A few weeks ago I had the strange, out-of-body experience of attending the performances of a number of my own short stories read by a group of professional actors. Being shy, I assumed this was going to be a tough week of self-consciousness, but once the actors began reading I felt transported from creator to spectator. I was totally caught up in the stories, and I didn’t feel responsible for them. I was listening for the “What comes next?” along with the audience. And I noticed things in my work that I had never been aware of before, such as that there is lots of food in my work. We got so hungry during rehearsal we ran out for a big dinner afterwards. My characters are looking for love and finding it in odd places. They mostly have a black sense of humor and worry inordinately about paying the bills.
Thing is, one of these stories was written over ten years ago. Others were newer, but none were within the last year. But they seemed eerily current with the me of today — oddly prophetic of my life, or at least my interior life now. They were like palm readings that I could compare to the future they described, while at the time of writing them, I felt I was totally using my imagination, writing nothing in the least autobiographical.

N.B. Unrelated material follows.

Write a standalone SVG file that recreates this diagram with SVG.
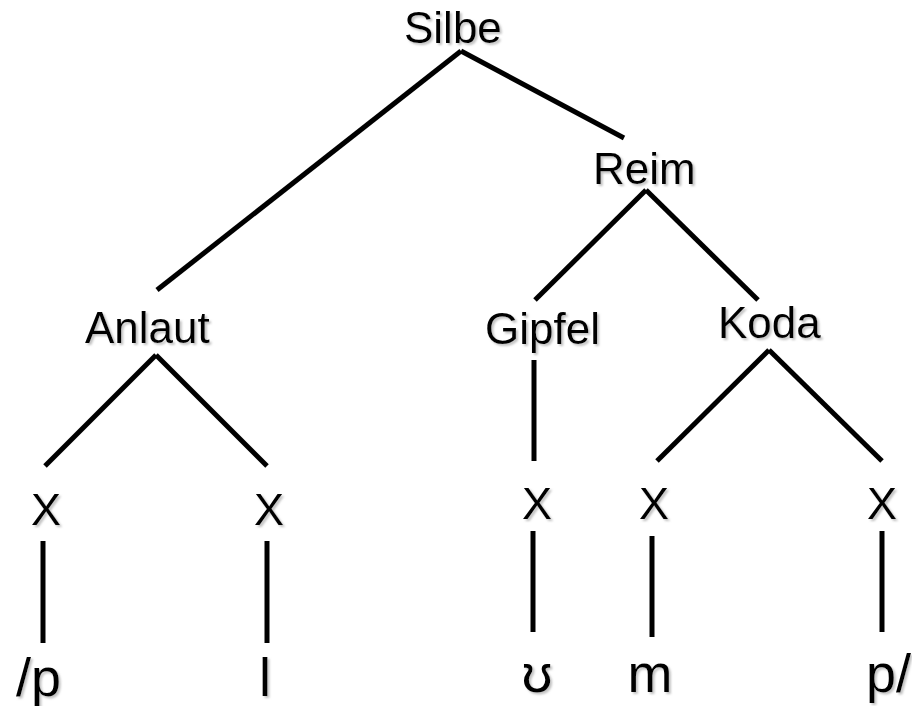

I have spoken to other writers who also recognize this sense of déjà vu with their earlier work, a clear pattern of themes and obsessions where none was intended. It is almost as though we were fated to write these stories, or similar ones, no matter what our outward intentions. When my writing students ask me about style — should they consciously pattern themselves on someone they admire? — I say yes, but only if they want their goal is to be a watered down, derivative version of someone else. If the admired work is good, it’s alive with a sense of that author; copied work, impersonated work, is by nature dead. I assure students that if they keep writing, with a sincere effort to tell their story — or stories, because this is a process that lasts over years — their own style, voice, will emerge as surely as a unique fingerprint.
Writers will recognize that this is very like the process of writing a story. One has a character perform actions, which move the story ahead. If one picks random actions, ones not rooted in who that character is, the story will start to move in a false direction. Sometimes this is a hundred page wrong way. This is one of the most frequent reasons a story runs into a dead end. Rewriting is largely a process of recalibrating two things: (1) Knowing your characters more and more thoroughly, and (2) having their actions be the only possible ones they could perform. In other words, you are creating that same sense of inevitability I felt when I saw that a random group of my stories were actually unified because they came from a single vision. Be true to your storytelling self, and ten years from now, you, too, might find out you are a kind of fortuneteller.